## Directions for this task
Reproduce exactly, and only, the lines of the material below running from the line bearing "Output the web" through the line bearing "const yTicks = [100,125,150,175];". Leave any pictures out.

— begin Material for the task —

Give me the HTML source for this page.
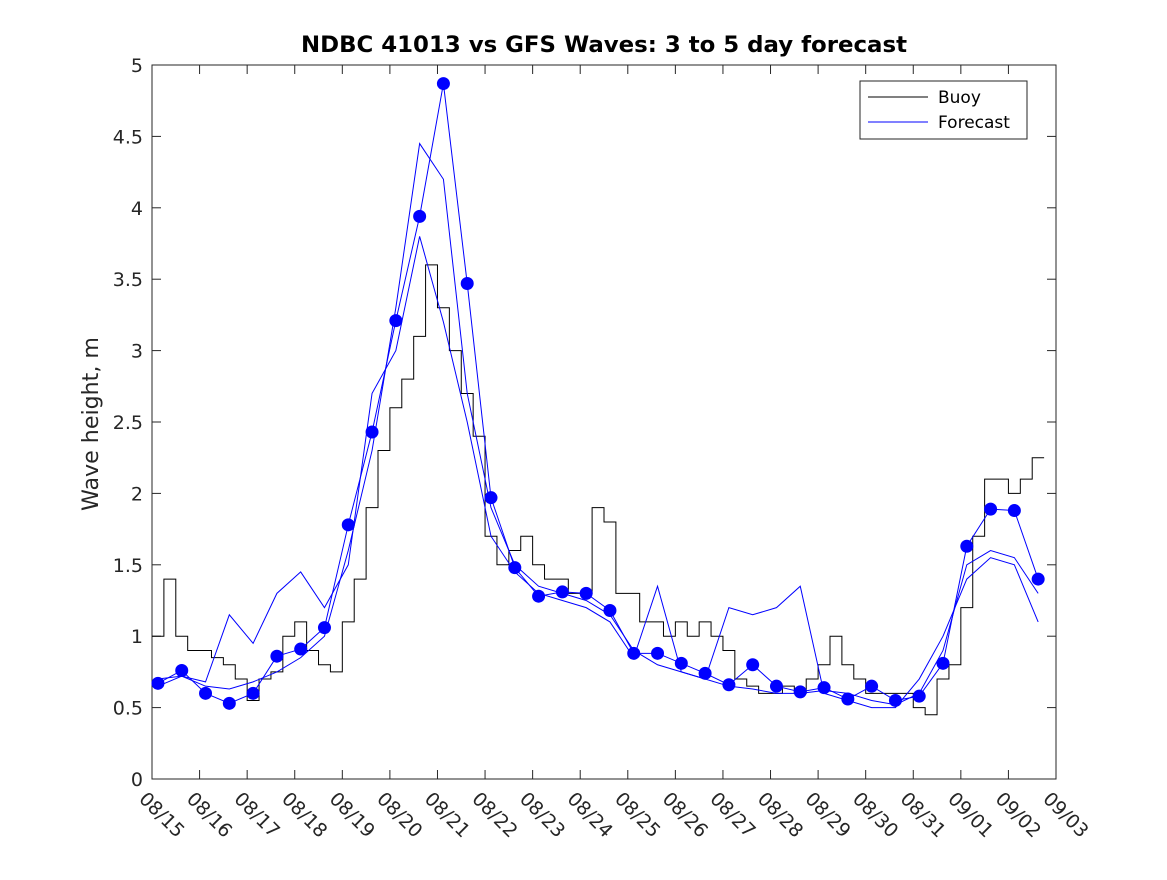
<!DOCTYPE html>
<html><head><meta charset="utf-8"><style>
body{margin:0;background:#fff;}
svg text{font-family:"DejaVu Sans","Liberation Sans",sans-serif;}
</style></head><body>
<svg id="chart" width="1167" height="875" xmlns="http://www.w3.org/2000/svg">
<rect width="1167" height="875" fill="#fff"/>
<g id="plot"></g>
</svg>
<script>
const dayLabels=["08/15","08/16","08/17","08/18","08/19","08/20","08/21","08/22","08/23","08/24","08/25","08/26","08/27","08/28","08/29","08/30","08/31","09/01","09/02","09/03"];
const yTicks=[0,0.5,1,1.5,2,2.5,3,3.5,4,4.5,5];
const yTickLabels=["0","0.5","1","1.5","2","2.5","3","3.5","4","4.5","5"];
// buoy, every 6 h from 08/15 00Z
const buoy=[1.0,1.4,1.0,0.9, 0.9,0.85,0.8,0.7, 0.55,0.7,0.75,1.0, 1.1,0.9,0.8,0.75,
 1.1,1.4,1.9,2.3, 2.6,2.8,3.1,3.6, 3.3,3.0,2.7,2.4, 1.7,1.5,1.6,1.7, 1.5,1.4,1.4,1.3, 1.3,1.9,1.8,1.3,
 1.3,1.1,1.1,1.0, 1.1,1.0,1.1,1.0, 0.9,0.7,0.65,0.6, 0.6,0.65,0.6,0.7, 0.8,1.0,0.8,0.7, 0.6,0.6,0.6,0.6,
 0.5,0.45,0.7,0.8, 1.2,1.7,2.1,2.1, 2.0,2.1,2.25];
// forecast dots every 12 h from 08/15 03Z
const dots=[0.67,0.76,0.60,0.53,0.60,0.86,0.91,1.06,1.78,2.43,3.21,3.94,4.87,3.47,1.97,1.48,1.28,1.31,1.30,1.18,0.88,0.88,0.81,0.74,0.66,0.80,0.65,0.61,0.64,0.56,0.65,0.55,0.58,0.81,1.63,1.89,1.88,1.40];
const fc2=[0.7,0.72,0.65,0.63,0.68,0.75,0.85,1.0,1.6,2.3,3.3,4.45,4.2,2.7,1.9,1.5,1.35,1.3,1.25,1.15,0.9,0.8,0.75,0.7,0.65,0.63,0.6,0.6,0.62,0.6,0.55,0.52,0.6,0.9,1.5,1.6,1.55,1.3];
const fc3=[0.65,0.72,0.68,1.15,0.95,1.3,1.45,1.2,1.5,2.7,3.0,3.8,3.2,2.5,1.7,1.45,1.3,1.25,1.2,1.1,0.85,1.35,0.75,0.7,1.2,1.15,1.2,1.35,0.6,0.55,0.5,0.5,0.7,1.0,1.4,1.55,1.5,1.1];
const X0=152,X1=1056,Y0=779,Y1=65;
const xs=d=>X0+(X1-X0)*d/19;
const ys=v=>Y0-(Y0-Y1)*v/5;
const NS="http://www.w3.org/2000/svg";
const g=document.getElementById('plot');
function mk(t,a,p){const e=document.createElementNS(NS,t);for(const k in a)e.setAttribute(k,a[k]);(p||g).appendChild(e);return e;}
const box=mk('rect',{x:X0,y:Y1,width:X1-X0,height:Y0-Y1,fill:'none',stroke:'#262626','stroke-width':1});


yTicks.forEach((v,i)=>{
 const y=ys(v);
 mk('line',{x1:X0,x2:X0+9,y1:y,y2:y,stroke:'#262626'});
 mk('line',{x1:X1,x2:X1-9,y1:y,y2:y,stroke:'#262626'});
 const t=mk('text',{x:X0-9,y:y+7,'text-anchor':'end','font-size':19,fill:'#262626'});
 t.textContent=yTickLabels[i];
 
 
});
dayLabels.forEach((l,i)=>{
 const x=xs(i);
 mk('line',{x1:x,x2:x,y1:Y0,y2:Y0-9,stroke:'#262626'});
 mk('line',{x1:x,x2:x,y1:Y1,y2:Y1+9,stroke:'#262626'});
 const t=mk('text',{x:x-14,y:Y0+21,'font-size':19,fill:'#262626',transform:`rotate(45 ${x-14} ${Y0+21})`});
 t.textContent=l;
 
 
});
const tt=mk('text',{x:604,y:52,'text-anchor':'middle','font-size':22,'font-weight':'bold',fill:'#000',textLength:606,lengthAdjust:'spacingAndGlyphs'});
tt.textContent='NDBC 41013 vs GFS Waves: 3 to 5 day forecast';


const yl=mk('text',{x:98,y:424,'text-anchor':'middle','font-size':22,fill:'#262626',transform:'rotate(-90 98 424)',textLength:174,lengthAdjust:'spacingAndGlyphs'});
yl.textContent='Wave height, m';


let d='';
buoy.forEach((v,i)=>{const x=xs(i*0.25),y=ys(v);d+=(i?`H${x}V${y}`:`M${x} ${y}`);});
d+=`H${xs(buoy.length*0.25)}`;
const bl=mk('path',{d:d,fill:'none',stroke:'#000','stroke-width':1});


function fline(arr,name){
 const p=arr.map((v,i)=>(i?'L':'M')+xs(0.125+i*0.5)+' '+ys(v)).join('');
 const e=mk('path',{d:p,fill:'none',stroke:'#0000ff','stroke-width':1});
 
 
}
fline(dots,'forecast-line-1');fline(fc2,'forecast-line-2');fline(fc3,'forecast-line-3');
dots.forEach((v,i)=>{
 const c=mk('circle',{cx:xs(0.125+i*0.5),cy:ys(v),r:6.5,fill:'#0000ff'});
 
 
});
const lg=mk('g',{});


mk('rect',{x:860,y:81,width:167,height:58,fill:'#fff',stroke:'#262626'},lg);
mk('line',{x1:868,x2:928,y1:97,y2:97,stroke:'#000'},lg);
mk('line',{x1:868,x2:928,y1:122,y2:122,stroke:'#0000ff'},lg);
const l1=mk('text',{x:938,y:103,'font-size':17,fill:'#000'},lg);l1.textContent='Buoy';


const l2=mk('text',{x:938,y:128,'font-size':17,fill:'#000'},lg);l2.textContent='Forecast';


</script>
</body></html>
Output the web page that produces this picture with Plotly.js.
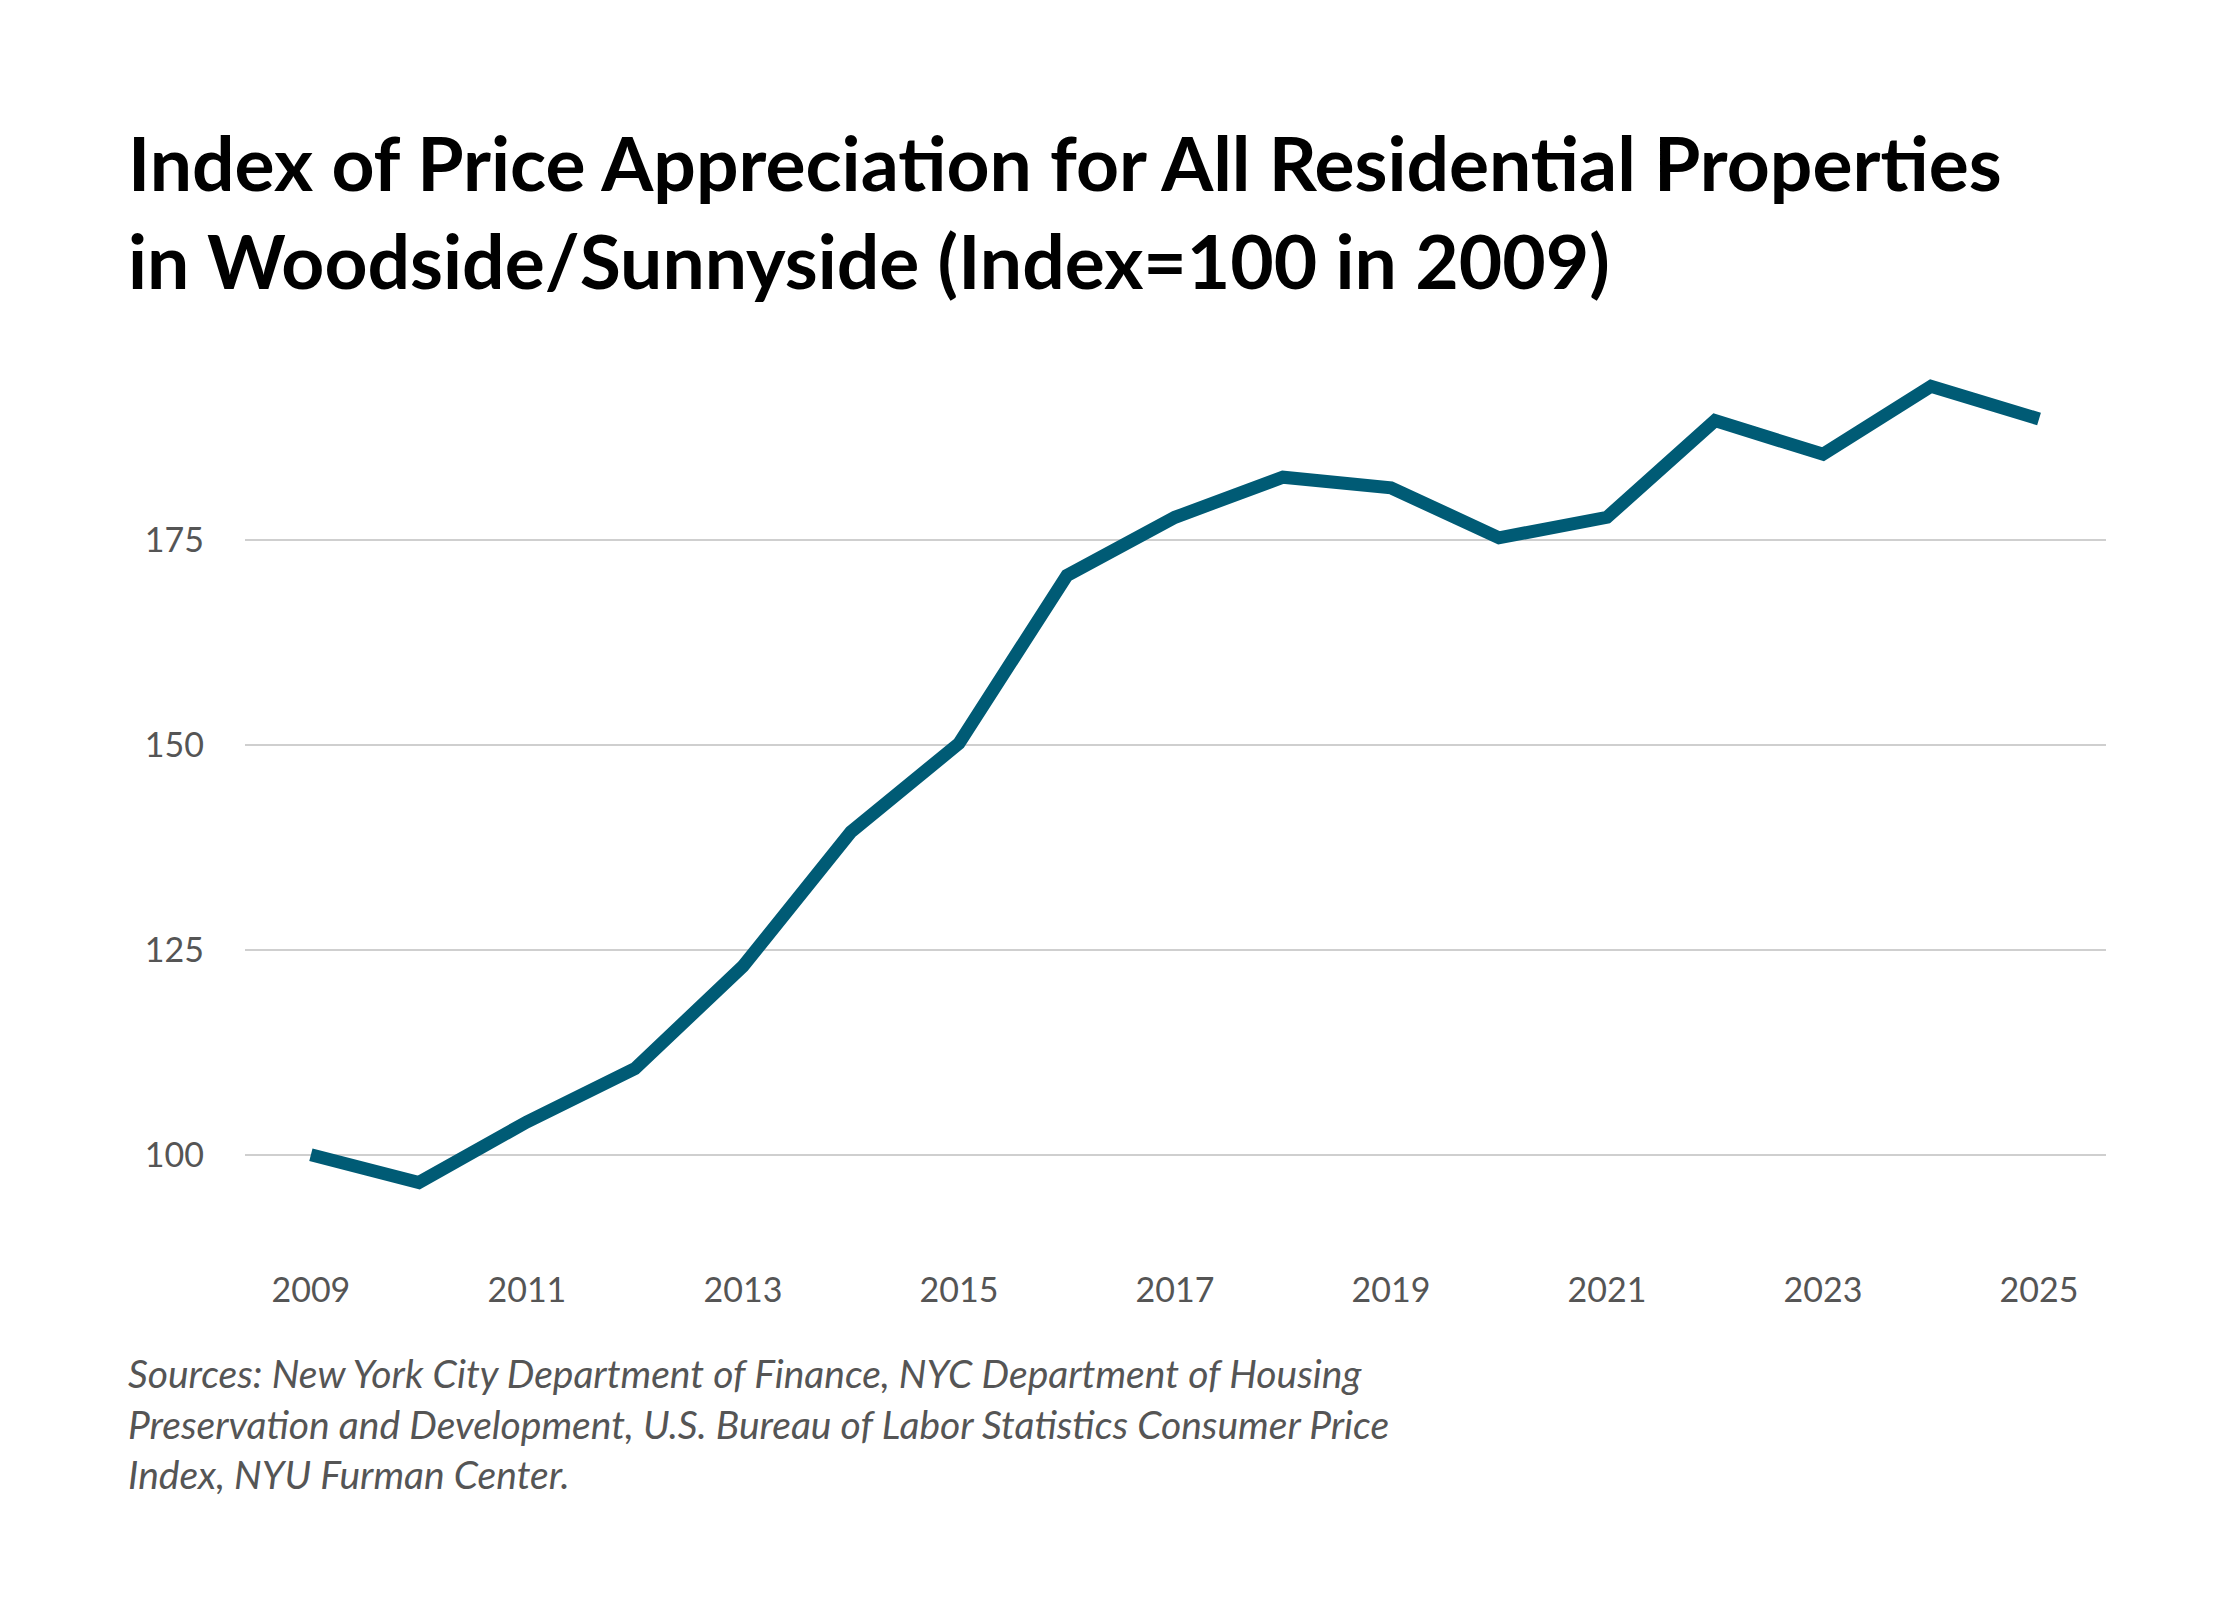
<!DOCTYPE html>
<html><head><meta charset="utf-8">
<script src="https://cdn.plot.ly/plotly-3.0.1.min.js"></script>
<style>body{margin:0;background:#fff}</style></head>
<body><div id="chart" style="width:2240px;height:1600px"></div>
<script>
const years = [2009,2010,2011,2012,2013,2014,2015,2016,2017,2018,2019,2020,2021,2022,2023,2024,2025];
const indexValues = [100,96.6,104,110.5,123,139.4,150.2,170.7,177.8,182.7,181.4,175.3,177.8,189.6,185.5,193.8,189.8];
const xTicks = [2009,2011,2013,2015,2017,2019,2021,2023,2025];
const yTicks = [100,125,150,175];

Plotly.newPlot('chart', [{
  x: years, y: indexValues, type: 'scatter', mode: 'lines',
  line: {color: '#005b75', width: 13}, hoverinfo: 'skip'
}], {
  width: 2240, height: 1600, paper_bgcolor: '#fff', plot_bgcolor: '#fff',
  margin: {l: 245, r: 134, t: 360, b: 347},
  showlegend: false,
  xaxis: {range: [2008.39, 2025.62], tickvals: xTicks, showgrid: false, zeroline: false, showline: false,
    ticks: '', ticklen: 0, ticklabelstandoff: 14, tickfont: {family: 'Lato, sans-serif', size: 34, color: '#555'}},
  yaxis: {range: [88, 197], tickvals: yTicks, showgrid: true, gridcolor: '#cfcfcf', gridwidth: 2,
    zeroline: false, showline: false, ticks: '', ticklabelstandoff: 40,
    tickfont: {family: 'Lato, sans-serif', size: 34, color: '#555'}},
  annotations: [
    {xref: 'paper', yref: 'paper', x: -0.064, y: 1.0, yshift: 245, xanchor: 'left', yanchor: 'top', align: 'left',
     showarrow: false, text: '<b>Index of Price Appreciation for All Residential Properties<br>in Woodside/Sunnyside (Index=100 in 2009)</b>',
     font: {family: 'Lato, sans-serif', size: 75, color: '#000'}},
    {xref: 'paper', yref: 'paper', x: -0.064, y: 0, yshift: -95, xanchor: 'left', yanchor: 'top', align: 'left',
     showarrow: false, text: '<i>Sources: New York City Department of Finance, NYC Department of Housing<br>Preservation and Development, U.S. Bureau of Labor Statistics Consumer Price<br>Index, NYU Furman Center.</i>',
     font: {family: 'Lato, sans-serif', size: 39, color: '#555'}}
  ]
}, {displayModeBar: false});
</script></body></html>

— end Material for the task —

## Completed task
Output the web page that produces this picture with Plotly.js.
<!DOCTYPE html>
<html><head><meta charset="utf-8">
<script src="https://cdn.plot.ly/plotly-3.0.1.min.js"></script>
<style>body{margin:0;background:#fff}</style></head>
<body><div id="chart" style="width:2240px;height:1600px"></div>
<script>
const years = [2009,2010,2011,2012,2013,2014,2015,2016,2017,2018,2019,2020,2021,2022,2023,2024,2025];
const indexValues = [100,96.6,104,110.5,123,139.4,150.2,170.7,177.8,182.7,181.4,175.3,177.8,189.6,185.5,193.8,189.8];
const xTicks = [2009,2011,2013,2015,2017,2019,2021,2023,2025];
const yTicks = [100,125,150,175];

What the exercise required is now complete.